What is required »
Word for word, quote all of the material, omitting the pictures.
####
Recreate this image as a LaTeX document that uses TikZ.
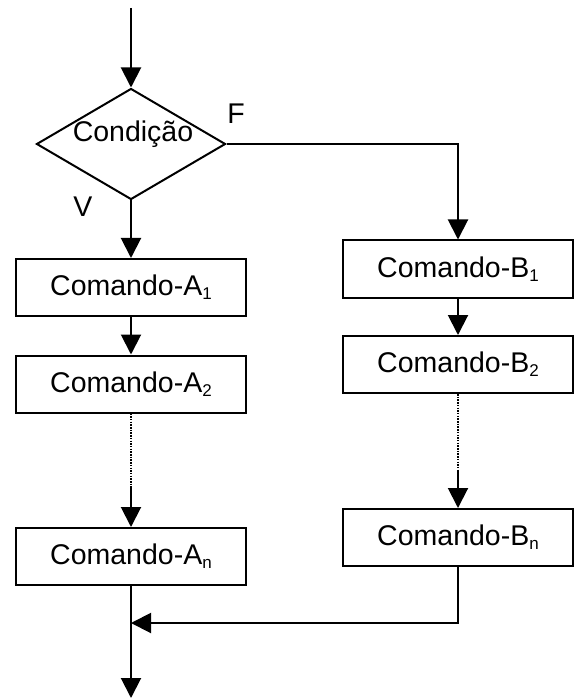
\documentclass[tikz,border=0pt]{standalone}
\usepackage{fontspec}
\setmainfont{Liberation Sans}
\usetikzlibrary{arrows.meta,shapes.geometric}
\newcommand\subidx[1]{\raisebox{-4pt}{\fontsize{17}{17}\selectfont #1}}
\begin{document}
\begin{tikzpicture}[x=1pt,y=-1pt,
  line width=2pt,
  arr/.style={-{Triangle[length=20pt,width=20pt]}},
  cmdbox/.style={draw,rectangle,minimum width=230pt,minimum height=57pt,inner sep=0pt,font=\fontsize{28.5}{34}\selectfont},
  lbl/.style={font=\fontsize{28.5}{34}\selectfont,inner sep=0pt},
  dots/.style={line width=1.5pt,dash pattern=on 1.5pt off 1.2pt}]
\useasboundingbox (0,0) rectangle (576,700);

\node[draw,diamond,minimum width=189pt,minimum height=111pt,inner sep=0pt] (cond) at (131,144) {};
\node[lbl,anchor=base] (condtxt) at (133,142) {Condição};
\node[lbl] (ftxt) at (236,114) {F};
\node[lbl] (vtxt) at (83,207) {V};

\node[cmdbox] (a1) at (131,287.5) {Comando-A\subidx{1}};
\node[cmdbox] (a2) at (131,384) {Comando-A\subidx{2}};
\node[cmdbox] (an) at (131,556.5) {Comando-A\subidx{n}};
\node[cmdbox] (b1) at (458,269) {Comando-B\subidx{1}};
\node[cmdbox] (b2) at (458,364.5) {Comando-B\subidx{2}};
\node[cmdbox] (bn) at (458,537.5) {Comando-B\subidx{n}};

\coordinate (start) at (131,8);
\coordinate (adot) at (131,488);
\coordinate (bdot) at (458,470);
\coordinate (merge) at (131,623);
\coordinate (end) at (131,698);

\draw[arr] (start) -- (cond.north);
\draw[arr] (cond.south) -- (a1.north);
\draw[arr] (cond.east) -| (b1.north);
\draw[arr] (a1.south) -- (a2.north);
\draw[dots] (a2.south) -- (adot);
\draw[arr] (adot) -- (an.north);
\draw[arr] (b1.south) -- (b2.north);
\draw[dots] (b2.south) -- (bdot);
\draw[arr] (bdot) -- (bn.north);
\draw[arr] (an.south) -- (end);
\draw[arr] (bn.south) |- (merge);
\end{tikzpicture}
\end{document}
####
Finished answer »
Recreate this image as a LaTeX document that uses TikZ.
\documentclass[tikz,border=0pt]{standalone}
\usepackage{fontspec}
\setmainfont{Liberation Sans}
\usetikzlibrary{arrows.meta,shapes.geometric}
\newcommand\subidx[1]{\raisebox{-4pt}{\fontsize{17}{17}\selectfont #1}}
\begin{document}
\begin{tikzpicture}[x=1pt,y=-1pt,
  line width=2pt,
  arr/.style={-{Triangle[length=20pt,width=20pt]}},
  cmdbox/.style={draw,rectangle,minimum width=230pt,minimum height=57pt,inner sep=0pt,font=\fontsize{28.5}{34}\selectfont},
  lbl/.style={font=\fontsize{28.5}{34}\selectfont,inner sep=0pt},
  dots/.style={line width=1.5pt,dash pattern=on 1.5pt off 1.2pt}]
\useasboundingbox (0,0) rectangle (576,700);

\node[draw,diamond,minimum width=189pt,minimum height=111pt,inner sep=0pt] (cond) at (131,144) {};
\node[lbl,anchor=base] (condtxt) at (133,142) {Condição};
\node[lbl] (ftxt) at (236,114) {F};
\node[lbl] (vtxt) at (83,207) {V};

\node[cmdbox] (a1) at (131,287.5) {Comando-A\subidx{1}};
\node[cmdbox] (a2) at (131,384) {Comando-A\subidx{2}};
\node[cmdbox] (an) at (131,556.5) {Comando-A\subidx{n}};
\node[cmdbox] (b1) at (458,269) {Comando-B\subidx{1}};
\node[cmdbox] (b2) at (458,364.5) {Comando-B\subidx{2}};
\node[cmdbox] (bn) at (458,537.5) {Comando-B\subidx{n}};

\coordinate (start) at (131,8);
\coordinate (adot) at (131,488);
\coordinate (bdot) at (458,470);
\coordinate (merge) at (131,623);
\coordinate (end) at (131,698);

\draw[arr] (start) -- (cond.north);
\draw[arr] (cond.south) -- (a1.north);
\draw[arr] (cond.east) -| (b1.north);
\draw[arr] (a1.south) -- (a2.north);
\draw[dots] (a2.south) -- (adot);
\draw[arr] (adot) -- (an.north);
\draw[arr] (b1.south) -- (b2.north);
\draw[dots] (b2.south) -- (bdot);
\draw[arr] (bdot) -- (bn.north);
\draw[arr] (an.south) -- (end);
\draw[arr] (bn.south) |- (merge);
\end{tikzpicture}
\end{document}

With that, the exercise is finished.